Goodenough's new lithium battery technology is said to have over three times greater energy density as today's batteries. This means: faster charging, longer-lasting charge, a greater overall life cycle, and overall reduced costs.

Smarter cities?

According to Mayor, such technological improvements mean that "within about five to seven years" solar storage will start seriously affecting consumer demand for fossil fuels.

National grids will still exist, but they will have to adapt

"We will see an increasing proliferation of electric vehicles, charging stations, and new enterprises using solar PV to produce energy for local consumption," Mayor said. "Big Data and smart metering will allow consumers to buy and sell energy from and to the grid at the push of a button."

Green and Newman similarly conclude that these changes will be transformational. National grids will still exist, but they will have to adapt to new, democratic forms of local renewable power, controlled by a different type of 'utility' altogether: citizens themselves.

An inevitable disruption

Even if renewables with storage are a disruptive game-changer, can they really replace fossil fuels completely and sustain modern industrial civilization as we know it?

Mayor is notably less bullish on this point. "When I say that our cities will be transformed, I am not suggesting that our societies will just carry on business-as-usual thanks to solar PV with storage," he said. "Societies will change. Maybe we will need to consume less energy overall. Maybe our economies will look very different to how they look today."

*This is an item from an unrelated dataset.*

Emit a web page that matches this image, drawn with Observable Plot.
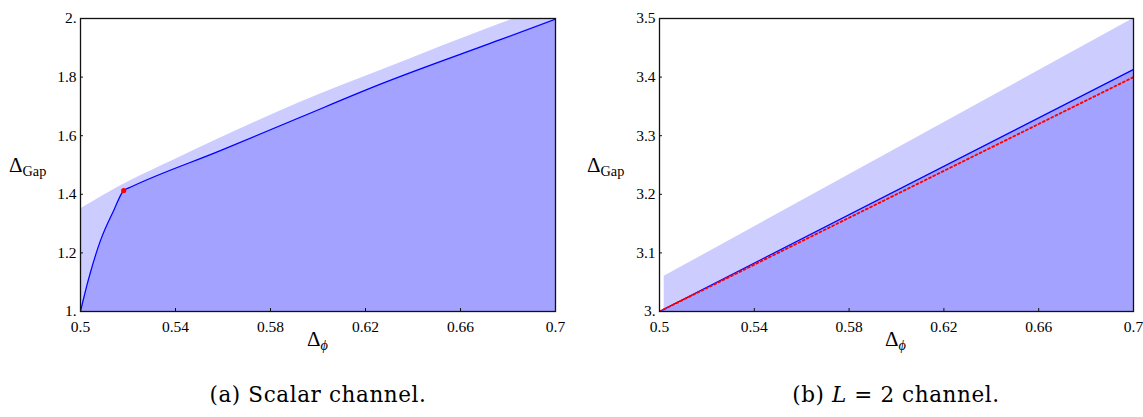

Another issue is whether the solar storage disruption will survive growing hostility from the fossil fuel industries, and the governments protecting them. The Trump administration, for instance, has openly declared war on clean energy. I asked Mayor whether this will throw a giant spanner in the works of the "new electricity ecosystem".

"No", said Mayor—not if emerging technologies are able to create a new service at "cheapest cost and greatest efficiency" that disrupts the old—which he believes is exactly what is about to happen with solar storage.

If he's right, then that means "there's literally nothing they [governments] can do to stop the changes underway."